Salon proposal faces hairy review





NEW SCOTLAND — Hair salons are not allowed in the commercial districts of this town.

This creates a road block for two business hopefuls who want to open a hair, tanning, and manicure salon at Stonewell Plaza.
Based on the current zoning laws, hair salons, while allowed in areas zoned Commercial Hamlet are not allowed in areas zoned Commercial. This means that along the routes 85 and 85A commercial corridor, hair salons and other businesses that fit under the code’s definition of "personal services," including shoeshines, are not permitted.

Personal Services do not qualify for special-use permits from the planning board either.
New Scotland’s zoning administrator, Paul Cantlin, said, "I personally think it’s an overlook." The commercial district is an ideal location for this type of business, Cantlin said.

The town board has the authority to amend the regulations of the zoning law. Council members, if they wanted to, could permanently make hair salons a permitted use in commercial districts.

The issue came to light on Tuesday when Vincenzio Federico and Annie Renaldo appealed to the zoning board, requesting to be allowed to put a uni-sex hair, tanning, and manicure salon in one of the vacant store fronts in Stonewell Shopping Plaza.

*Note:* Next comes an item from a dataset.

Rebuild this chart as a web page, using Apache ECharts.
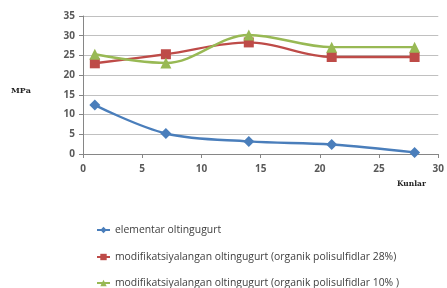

The applicants’ lawyer suggested that perhaps hair salons were accidentally left off the list of allowed uses when the original law was passed in the 1960’s.

Nonetheless, currently the only way Federico and Renaldo, will be able to open their desired business on the corner of routes 85 and 85A is through a use variance from the zoning board — the hardest kind of varience to receive.

After the applicants made their proposal to the board, member Wayne LaChappelle said the plan looked good to him. It includes expensive refurbishments with $4,000 tanning beds, $2,000 to $3,000 nail stations, new flooring, and mirrors.
Chairman Ronnie Von Ronnie explained to the applicant, "As much as we think this is a wonderful use, we have to adhere to the use criteria."
There are four requirements that an applicant must satisfy in order to prove that the zoning restrictions create an "unnecessary hardship."

The applicants’ attorney, Charles Assini, touched on a few of the hardships in the administrative hearing before the zoning board this Tuesday.

The owner of Stonewell Plaza, Zoe Anderson, has not been able to realize a reasonable return for Unit Six of her strip mall for 18 months since Emma Cleary’s, a café and bake shop, moved out and down the road.
"So it’s not that everyone is running here to put something," Assini said. He added that there are many vacant properties near Town Hall, on Route 85.

A hair salon will be an asset to the community as a needed service, and it will bring more people into town to increase commerce for all of the other businesses, Assini said.

Assini mentioned that allowing a hair salon isn’t changing the character of the district, because 12 years ago there was a hair salon in this plaza.

When board members asked Cantlin how a salon existed at that time, but is not allowed now, he said, for the same reason that people drive 90 miles an hour on a road with a speed limit of 75. Some things slip under the radar of the town’s zoning enforcement officers.

Zoning board member Adam Greenberg asked why a beauty salon couldn’t fit under professional services, which is a permitted use in the commercial district.

Town attorney Louis Neri said that, in the current zoning ordinance, there is no definition for profession service. Cantlin said that there used to be a definition included in the law which basically said that, just because you need a state license for the profession, does not make the service provider a professional.

Additionally, the zoning administrator can’t put hair salon under professional office, because hair salon and barber shop are clearly listed under the definition of personal services in the back of the ordinance, Cantlin said.

Since the zoning board is now considering the appeal, board member William Hennessey questioned if this hair salon will use more water or produce more traffic than the café did.

Assini said, while the shop will be renovated to hold seven cutting stations, to start, the hair stylists will just be the two business partners. They plan to hire a manicurist and maybe one other employee, meaning a total of four workers in the rental unit at one time.
Anderson said that she figured out parking, before agreeing to rent to this business. "I myself don’t want to congest it," she said of her parking lot.

The most traffic at Stonewell is caused by the restaurant in the morning and Curves, an exercise clinic, but the salon will be most busy in the evening hours when the restaurant has closed, she said. Anderson also said she factored in the water uses, and said that the water will be turned off when the stylist are not shampooing hair and there will be no clothes washers and dryers on site.

The zoning board will hold a public hearing on the variance for the hair salon on Oct. 25.

Other business

In other business, the zoning board:

— Heard a request from Donna Garramone and Chris Kobuskie, who live at 135 Altamont Road, and want to build a two-car garage, as an accessory structure next to, but not attached, to their house. They are requesting an area variance, because they want to build the garage closer to the road than the front setbacks allow.

Garramone said she wants to build the garage within the setback because the land is on a slope and it would be very expensive for her to fill in the land to build the garage and extend the driveway 70 feet back from the road. Also, placing the garage 70 feet back would require her to have to cut down trees, which she doesn’t want to do because they buffer her property from neighbors.